*Work to complete*.
Single out each line with the word "this" and copy it.

Lines of data:
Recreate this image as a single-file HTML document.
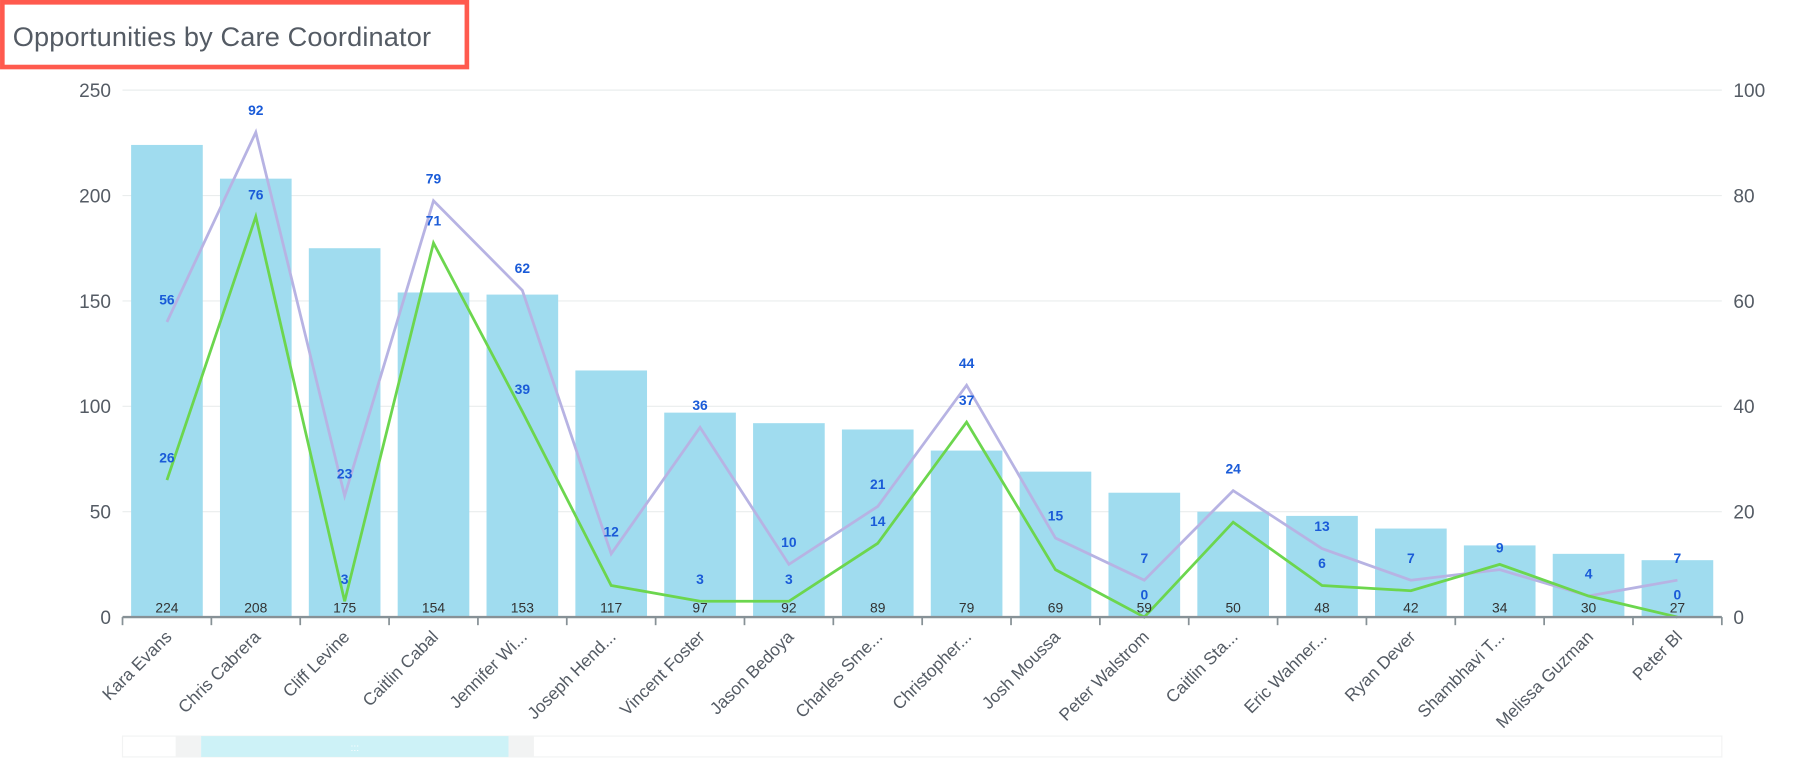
<!DOCTYPE html>
<html><head><meta charset="utf-8"><style>
html,body{margin:0;padding:0;background:#fff;}
svg{display:block;font-family:"Liberation Sans",sans-serif;}
</style></head><body>
<svg id="chart" width="1812" height="768" viewBox="0 0 1568 664.6" xmlns="http://www.w3.org/2000/svg">
<rect x="2" y="2" width="402" height="56" fill="#fff" stroke="#ff5a4e" stroke-width="4"/>
<text x="11" y="40" font-size="23.5" fill="#545b64" textLength="362">Opportunities by Care Coordinator</text>
<g id="grid"></g><g id="bars"></g><g id="lines"></g><g id="labels"></g><g id="axes"></g>
<g>
<rect x="106" y="637" width="1384" height="18" fill="#fff" stroke="#f2f3f3"/>
<rect x="152" y="637" width="22" height="18" fill="#f2f3f3"/>
<rect x="174" y="637" width="266" height="18" fill="#cdf2f7"/>
<rect x="440" y="637" width="22" height="18" fill="#f2f3f3"/>
<text x="307" y="650" font-size="9" fill="#fff" text-anchor="middle">:::</text>
</g>
</svg>
<script>
const categories=["Kara Evans","Chris Cabrera","Cliff Levine","Caitlin Cabal","Jennifer Wi...","Joseph Hend...","Vincent Foster","Jason Bedoya","Charles Sme...","Christopher...","Josh Moussa","Peter Walstrom","Caitlin Sta...","Eric Wahner...","Ryan Dever","Shambhavi T...","Melissa Guzman","Peter Bl"];
const barValues=[224,208,175,154,153,117,97,92,89,79,69,59,50,48,42,34,30,27];
const purpleValues=[56,92,23,79,62,12,36,10,21,44,15,7,24,13,7,9,4,7];
const greenValues=[26,76,3,71,39,6,3,3,14,37,9,0,18,6,5,10,4,0];
const greenLabelShown=[1,1,1,1,1,0,1,1,1,1,0,1,0,1,0,0,0,1];
const leftTicks=[0,50,100,150,200,250];
const rightTicks=[0,20,40,60,80,100];

const NS="http://www.w3.org/2000/svg";
const X0=106,X1=1490,Y0=534,Y1=78;
const band=(X1-X0)/categories.length;
const xc=i=>X0+band*(i+0.5);
const yL=v=>Y0-(v/250)*(Y0-Y1);
const yR=v=>Y0-(v/100)*(Y0-Y1);
function mk(tag,attrs,parent,txt){const e=document.createElementNS(NS,tag);for(const k in attrs)e.setAttribute(k,attrs[k]);if(txt!==undefined)e.textContent=txt;document.getElementById(parent).appendChild(e);return e;}

leftTicks.forEach((t,i)=>{
  if(t>0){const g=mk('line',{x1:X0,x2:X1,y1:yL(t),y2:yL(t),stroke:'#eaeded','stroke-width':1},'grid');
  
  }
  const l=mk('text',{x:96,y:yL(t)+6,'font-size':16.5,fill:'#545b64','text-anchor':'end'},'axes',t);
  
  
});
rightTicks.forEach(t=>{
  const l=mk('text',{x:1500,y:yR(t)+6,'font-size':16.5,fill:'#545b64'},'axes',t);
  
  
});
barValues.forEach((v,i)=>{
  const b=mk('rect',{x:xc(i)-31,y:yL(v),width:62,height:Y0-yL(v),fill:'#a0dcef'},'bars');
  
  
  const t=mk('text',{x:xc(i),y:Y0-4,'font-size':12,fill:'#333','text-anchor':'middle'},'labels',v);
  
  
});
function line(vals,color,name,shown){
  const pts=vals.map((v,i)=>xc(i)+','+yR(v)).join(' ');
  const p=mk('polyline',{points:pts,fill:'none',stroke:color,'stroke-width':2.4},'lines');
  
  
  vals.forEach((v,i)=>{
    if(shown && !shown[i]) return;
    const t=mk('text',{x:xc(i),y:yR(v)-15,'font-size':12,'font-weight':'bold',fill:'#1a5bd8','text-anchor':'middle'},'labels',v);
    
    
  });
}
line(purpleValues,'#b7b3e3','purple-line',null);
line(greenValues,'#6cd64e','green-line',greenLabelShown);
const ax=mk('line',{x1:X0,x2:X1,y1:Y0,y2:Y0,stroke:'#879196','stroke-width':2},'axes');


for(let i=0;i<=categories.length;i++){
  const tk=mk('line',{x1:X0+band*i,x2:X0+band*i,y1:Y0,y2:Y0+7,stroke:'#879196','stroke-width':1.5},'axes');
  
  
}
categories.forEach((c,i)=>{
  const x=xc(i)+5,y=Y0+18;
  const t=mk('text',{x:x,y:y,'font-size':15,fill:'#545b64','text-anchor':'end',transform:`rotate(-45 ${x} ${y})`},'axes',c);
  
  
});
</script>
</body></html>
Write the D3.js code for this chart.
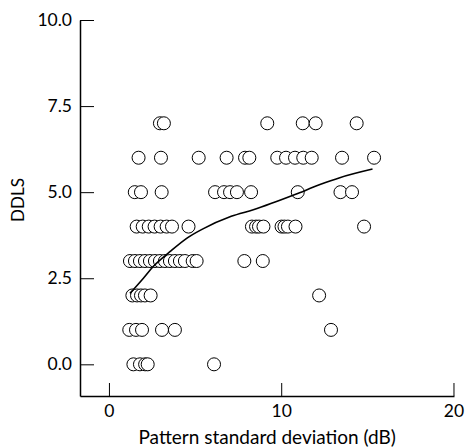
<html>
<head>
<script src="https://d3js.org/d3.v7.min.js"></script>
<style>
  body { margin: 0; background: white; }
  .axis path, .axis line { stroke: black; }
  .axis text { font-family: Lato, sans-serif; font-size: 17.5px; fill: black; }
  .dot { fill: white; stroke: black; stroke-width: 1; }
  .fit { fill: none; stroke: black; stroke-width: 1.6; }
  .label { font-family: Lato, sans-serif; font-size: 17px; fill: black; }
</style>
</head>
<body>
<svg id="chart" width="466" height="448"></svg>
<script>
// DDLS score levels and the PSD (dB) values of the points sitting on each level
const ddlsLevels = [0, 1, 2, 3, 4, 5, 6, 7];
const psdLevel0 = [1.42, 1.80, 2.10, 2.25, 6.10];
const psdLevel1 = [1.18, 1.57, 1.92, 3.08, 3.83, 12.89];
const psdLevel2 = [1.36, 1.63, 1.86, 2.09, 2.42, 12.2];
const psdLevel3 = [1.22, 1.51, 1.80, 2.09, 2.38, 2.67, 2.96, 3.25, 3.54, 3.83, 4.12, 4.41, 4.86, 5.09, 7.86, 8.93];
const psdLevel4 = [1.61, 1.96, 2.31, 2.65, 3.00, 3.35, 3.66, 4.62, 8.30, 8.54, 8.71, 8.97, 10.02, 10.19, 10.39, 10.83, 14.81];
const psdLevel5 = [1.50, 1.86, 3.06, 6.16, 6.68, 7.03, 7.43, 8.25, 10.96, 13.44, 14.11];
const psdLevel6 = [1.72, 3.02, 5.21, 6.83, 7.90, 8.15, 9.77, 10.28, 10.80, 11.28, 11.77, 13.53, 15.39];
const psdLevel7 = [2.96, 3.19, 9.19, 11.25, 12.0, 14.38];

// smoothed fit line
const fitX = [1.22, 2.0, 2.57, 3.54, 4.51, 5.4, 7.1, 8.38, 10.8, 12.25, 13.4, 15.3];
const fitY = [2.06, 2.5, 2.84, 3.27, 3.66, 3.92, 4.3, 4.49, 4.93, 5.22, 5.42, 5.67];

const xTicks = [0, 10, 20];
const yTicks = [0, 2.5, 5, 7.5, 10];

const psdRows = [psdLevel0, psdLevel1, psdLevel2, psdLevel3, psdLevel4, psdLevel5, psdLevel6, psdLevel7];
const points = [];
psdRows.forEach((row, i) => row.forEach(v => points.push({x: v, y: ddlsLevels[i]})));

const svg = d3.select("#chart");
const plotLeft = 80, plotRight = 454, plotTop = 20, plotBottom = 396;

const x = d3.scaleLinear().domain([-1.68, 20.03]).range([plotLeft, plotRight]);
const y = d3.scaleLinear().domain([-0.92, 10]).range([plotBottom, plotTop]);

svg.append("g")
  .attr("class", "axis")
  .attr("transform", "translate(0," + plotBottom + ")")
  .call(d3.axisBottom(x).tickValues(xTicks).tickFormat(d3.format("d"))
    .tickSizeInner(-13).tickSizeOuter(0).tickPadding(9));

svg.append("g")
  .attr("class", "axis")
  .attr("transform", "translate(" + plotLeft + ",0)")
  .call(d3.axisLeft(y).tickValues(yTicks).tickFormat(d3.format(".1f"))
    .tickSizeInner(-14).tickSizeOuter(0).tickPadding(8));

svg.selectAll(".axis path.domain").attr("stroke-width", 1.5);

svg.selectAll("circle.dot").data(points)
  .join("circle")
  .attr("class", "dot")
  .attr("cx", d => x(d.x))
  .attr("cy", d => y(d.y))
  .attr("r", 6.5);

const line = d3.line()
  .x((d, i) => x(fitX[i]))
  .y((d, i) => y(fitY[i]))
  .curve(d3.curveMonotoneX);

svg.append("path")
  .datum(fitX)
  .attr("class", "fit")
  .attr("d", line);

svg.append("text")
  .attr("class", "label")
  .attr("x", (x(0) + x(20)) / 2 - 14)
  .attr("y", 444)
  .attr("text-anchor", "middle")
  .style("font-size", "19px")
  .text("Pattern standard deviation (dB)");

svg.append("text")
  .attr("class", "label")
  .attr("transform", "translate(24,200) rotate(-90)")
  .attr("text-anchor", "middle")
  .text("DDLS");
</script>
</body>
</html>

*Reply to the exercise*.
Recreate this image as a single-file HTML document.
Write the D3.js code for this chart.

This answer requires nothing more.